> _What you have to do_: Look through the listing below and report how many lines contain "React", as a bare number.

***** Available data

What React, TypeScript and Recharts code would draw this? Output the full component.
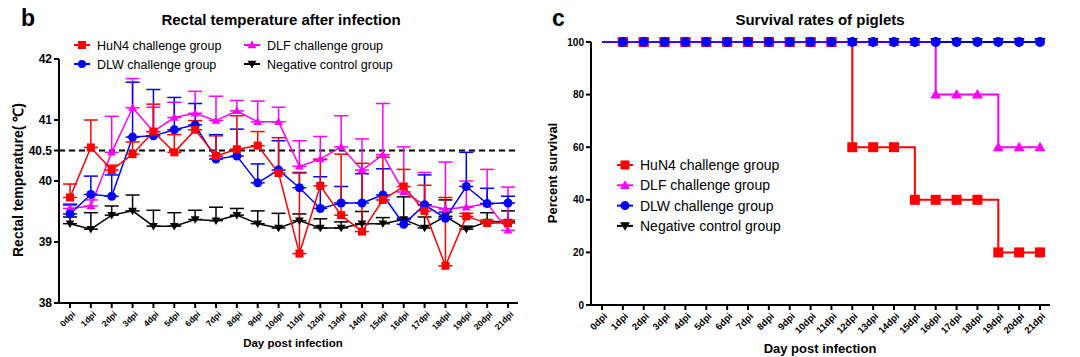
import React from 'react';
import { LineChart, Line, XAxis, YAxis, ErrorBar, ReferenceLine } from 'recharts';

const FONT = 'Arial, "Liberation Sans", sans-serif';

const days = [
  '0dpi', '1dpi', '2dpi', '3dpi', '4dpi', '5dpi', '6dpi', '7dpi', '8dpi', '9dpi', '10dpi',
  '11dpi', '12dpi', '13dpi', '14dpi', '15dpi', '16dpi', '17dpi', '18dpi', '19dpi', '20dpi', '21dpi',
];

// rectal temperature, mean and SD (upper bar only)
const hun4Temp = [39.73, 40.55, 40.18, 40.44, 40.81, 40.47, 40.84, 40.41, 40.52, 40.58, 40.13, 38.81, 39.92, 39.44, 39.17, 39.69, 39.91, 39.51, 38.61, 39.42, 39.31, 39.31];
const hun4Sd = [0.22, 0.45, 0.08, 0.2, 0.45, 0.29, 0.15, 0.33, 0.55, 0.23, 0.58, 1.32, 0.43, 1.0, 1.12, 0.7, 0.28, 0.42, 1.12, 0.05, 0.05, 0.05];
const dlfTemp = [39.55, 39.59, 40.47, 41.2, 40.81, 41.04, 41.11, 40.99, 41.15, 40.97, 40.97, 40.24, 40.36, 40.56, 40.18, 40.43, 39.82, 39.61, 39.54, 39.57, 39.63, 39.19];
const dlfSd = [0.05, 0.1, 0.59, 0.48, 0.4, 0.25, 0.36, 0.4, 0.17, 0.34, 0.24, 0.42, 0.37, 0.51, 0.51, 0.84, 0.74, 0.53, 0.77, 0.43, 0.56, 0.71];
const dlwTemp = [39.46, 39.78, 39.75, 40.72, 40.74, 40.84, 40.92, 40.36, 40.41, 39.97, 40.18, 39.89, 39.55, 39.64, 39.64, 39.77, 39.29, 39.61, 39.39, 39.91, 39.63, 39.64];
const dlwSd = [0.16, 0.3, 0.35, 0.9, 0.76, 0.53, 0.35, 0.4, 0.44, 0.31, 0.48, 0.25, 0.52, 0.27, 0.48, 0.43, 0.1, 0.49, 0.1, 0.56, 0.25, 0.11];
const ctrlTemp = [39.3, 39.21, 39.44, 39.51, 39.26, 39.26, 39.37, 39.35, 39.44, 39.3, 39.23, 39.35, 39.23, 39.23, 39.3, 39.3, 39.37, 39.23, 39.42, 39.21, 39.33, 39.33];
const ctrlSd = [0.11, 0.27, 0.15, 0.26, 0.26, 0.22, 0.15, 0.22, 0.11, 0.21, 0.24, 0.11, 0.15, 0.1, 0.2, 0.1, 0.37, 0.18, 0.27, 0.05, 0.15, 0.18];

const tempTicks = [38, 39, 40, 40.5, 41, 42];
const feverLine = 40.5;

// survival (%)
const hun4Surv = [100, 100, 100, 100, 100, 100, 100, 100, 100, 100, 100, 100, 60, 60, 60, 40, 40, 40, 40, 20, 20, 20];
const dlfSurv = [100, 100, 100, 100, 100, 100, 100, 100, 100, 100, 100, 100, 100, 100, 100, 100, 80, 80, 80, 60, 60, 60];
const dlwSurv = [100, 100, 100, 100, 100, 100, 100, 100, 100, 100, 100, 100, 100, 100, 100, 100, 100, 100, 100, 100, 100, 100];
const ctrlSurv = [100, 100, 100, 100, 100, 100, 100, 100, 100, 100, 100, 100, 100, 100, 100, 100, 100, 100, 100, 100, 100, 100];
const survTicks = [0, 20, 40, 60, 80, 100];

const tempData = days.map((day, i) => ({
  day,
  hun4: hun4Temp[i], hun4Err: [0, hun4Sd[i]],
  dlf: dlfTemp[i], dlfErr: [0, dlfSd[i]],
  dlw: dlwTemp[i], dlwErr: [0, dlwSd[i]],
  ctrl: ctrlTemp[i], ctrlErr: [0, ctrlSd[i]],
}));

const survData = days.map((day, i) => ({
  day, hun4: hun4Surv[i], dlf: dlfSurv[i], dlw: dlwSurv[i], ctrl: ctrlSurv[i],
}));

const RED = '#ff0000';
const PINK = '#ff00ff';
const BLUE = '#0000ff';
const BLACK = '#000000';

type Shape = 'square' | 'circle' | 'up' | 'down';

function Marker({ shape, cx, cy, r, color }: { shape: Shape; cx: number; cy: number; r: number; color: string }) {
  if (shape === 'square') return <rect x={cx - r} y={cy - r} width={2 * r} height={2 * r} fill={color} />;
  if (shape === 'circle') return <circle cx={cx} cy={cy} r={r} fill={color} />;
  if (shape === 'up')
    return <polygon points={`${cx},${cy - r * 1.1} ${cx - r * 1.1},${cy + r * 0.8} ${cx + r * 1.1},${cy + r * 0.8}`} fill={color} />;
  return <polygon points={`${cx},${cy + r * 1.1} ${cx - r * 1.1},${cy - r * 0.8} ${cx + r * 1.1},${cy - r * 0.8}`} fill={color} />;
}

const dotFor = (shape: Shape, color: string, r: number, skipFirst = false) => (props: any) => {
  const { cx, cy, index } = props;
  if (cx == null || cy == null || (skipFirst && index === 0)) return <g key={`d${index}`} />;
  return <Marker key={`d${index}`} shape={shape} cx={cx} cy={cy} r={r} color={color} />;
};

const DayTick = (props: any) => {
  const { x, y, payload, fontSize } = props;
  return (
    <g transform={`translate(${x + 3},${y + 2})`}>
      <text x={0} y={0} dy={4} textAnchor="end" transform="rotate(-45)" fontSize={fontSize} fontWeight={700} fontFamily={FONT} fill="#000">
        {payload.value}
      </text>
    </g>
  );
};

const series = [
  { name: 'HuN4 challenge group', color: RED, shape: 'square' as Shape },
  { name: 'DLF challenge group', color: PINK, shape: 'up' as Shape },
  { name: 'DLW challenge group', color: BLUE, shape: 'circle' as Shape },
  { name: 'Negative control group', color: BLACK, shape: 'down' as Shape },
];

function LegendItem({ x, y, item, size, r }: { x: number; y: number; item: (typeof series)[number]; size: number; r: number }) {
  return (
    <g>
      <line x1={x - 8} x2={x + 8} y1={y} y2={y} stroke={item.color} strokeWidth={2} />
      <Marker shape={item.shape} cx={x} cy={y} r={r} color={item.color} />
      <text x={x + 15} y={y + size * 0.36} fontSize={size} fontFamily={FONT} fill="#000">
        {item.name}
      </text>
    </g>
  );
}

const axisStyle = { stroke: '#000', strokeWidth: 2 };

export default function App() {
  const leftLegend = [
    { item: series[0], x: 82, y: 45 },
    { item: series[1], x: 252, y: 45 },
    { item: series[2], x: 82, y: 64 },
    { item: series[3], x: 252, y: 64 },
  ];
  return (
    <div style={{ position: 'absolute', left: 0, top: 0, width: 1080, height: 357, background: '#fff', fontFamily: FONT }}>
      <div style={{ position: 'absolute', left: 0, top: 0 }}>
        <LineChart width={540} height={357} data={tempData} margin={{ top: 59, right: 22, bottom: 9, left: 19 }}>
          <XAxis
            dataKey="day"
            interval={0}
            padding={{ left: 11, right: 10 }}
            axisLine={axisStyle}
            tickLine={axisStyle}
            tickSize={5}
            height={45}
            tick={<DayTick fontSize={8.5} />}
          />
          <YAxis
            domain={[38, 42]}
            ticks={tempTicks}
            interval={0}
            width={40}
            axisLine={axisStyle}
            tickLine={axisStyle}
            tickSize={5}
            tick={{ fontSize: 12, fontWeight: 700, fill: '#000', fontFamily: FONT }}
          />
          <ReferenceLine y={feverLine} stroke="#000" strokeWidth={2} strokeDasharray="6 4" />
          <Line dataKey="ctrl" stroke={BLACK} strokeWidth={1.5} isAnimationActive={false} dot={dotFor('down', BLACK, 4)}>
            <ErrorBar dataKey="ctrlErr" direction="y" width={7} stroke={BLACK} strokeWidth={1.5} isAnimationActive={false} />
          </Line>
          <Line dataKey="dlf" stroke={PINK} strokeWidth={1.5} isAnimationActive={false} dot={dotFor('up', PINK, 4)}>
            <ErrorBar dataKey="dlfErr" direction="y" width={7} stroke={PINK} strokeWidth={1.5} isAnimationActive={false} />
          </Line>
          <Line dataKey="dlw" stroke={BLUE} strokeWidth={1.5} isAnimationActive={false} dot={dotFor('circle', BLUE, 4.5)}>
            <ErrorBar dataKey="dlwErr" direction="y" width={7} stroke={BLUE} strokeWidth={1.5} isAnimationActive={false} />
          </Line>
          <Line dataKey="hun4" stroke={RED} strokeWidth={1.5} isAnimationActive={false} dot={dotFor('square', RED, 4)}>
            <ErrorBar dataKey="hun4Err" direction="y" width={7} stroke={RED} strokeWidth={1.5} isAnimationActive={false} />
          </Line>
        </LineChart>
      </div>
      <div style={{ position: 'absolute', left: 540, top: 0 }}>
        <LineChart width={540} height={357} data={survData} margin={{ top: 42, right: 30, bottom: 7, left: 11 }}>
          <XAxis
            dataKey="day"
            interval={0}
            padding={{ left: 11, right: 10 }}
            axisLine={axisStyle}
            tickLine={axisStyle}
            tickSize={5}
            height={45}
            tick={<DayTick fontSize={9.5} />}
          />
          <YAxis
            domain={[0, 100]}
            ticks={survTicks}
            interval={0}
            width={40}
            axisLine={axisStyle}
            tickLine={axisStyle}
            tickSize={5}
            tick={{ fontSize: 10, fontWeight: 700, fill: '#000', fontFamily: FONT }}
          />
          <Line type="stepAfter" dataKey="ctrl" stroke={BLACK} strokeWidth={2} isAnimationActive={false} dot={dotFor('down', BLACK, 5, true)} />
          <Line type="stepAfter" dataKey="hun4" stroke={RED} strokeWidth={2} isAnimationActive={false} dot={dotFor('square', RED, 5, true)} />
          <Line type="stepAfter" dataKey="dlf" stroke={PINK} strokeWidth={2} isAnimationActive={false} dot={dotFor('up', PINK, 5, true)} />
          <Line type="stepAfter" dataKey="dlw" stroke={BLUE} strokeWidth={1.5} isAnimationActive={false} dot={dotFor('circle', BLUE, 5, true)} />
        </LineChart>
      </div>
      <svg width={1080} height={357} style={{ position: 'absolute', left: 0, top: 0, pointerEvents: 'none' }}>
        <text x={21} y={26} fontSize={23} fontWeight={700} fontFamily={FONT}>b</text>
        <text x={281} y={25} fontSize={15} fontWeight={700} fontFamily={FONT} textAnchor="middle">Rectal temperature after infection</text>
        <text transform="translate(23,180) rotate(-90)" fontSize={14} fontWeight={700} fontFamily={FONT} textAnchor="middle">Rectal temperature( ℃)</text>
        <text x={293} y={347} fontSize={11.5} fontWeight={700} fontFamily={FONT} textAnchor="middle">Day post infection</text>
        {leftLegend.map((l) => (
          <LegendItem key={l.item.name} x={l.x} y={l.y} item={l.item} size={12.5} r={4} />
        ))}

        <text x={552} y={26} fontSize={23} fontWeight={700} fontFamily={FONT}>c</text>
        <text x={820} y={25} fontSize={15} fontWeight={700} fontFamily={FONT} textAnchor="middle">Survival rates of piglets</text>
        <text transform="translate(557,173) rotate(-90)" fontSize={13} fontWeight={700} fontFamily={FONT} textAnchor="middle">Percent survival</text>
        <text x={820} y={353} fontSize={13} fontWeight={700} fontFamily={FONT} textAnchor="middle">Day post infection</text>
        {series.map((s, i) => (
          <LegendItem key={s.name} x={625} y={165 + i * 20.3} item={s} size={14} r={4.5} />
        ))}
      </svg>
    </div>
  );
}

**********

> _Written response_: 2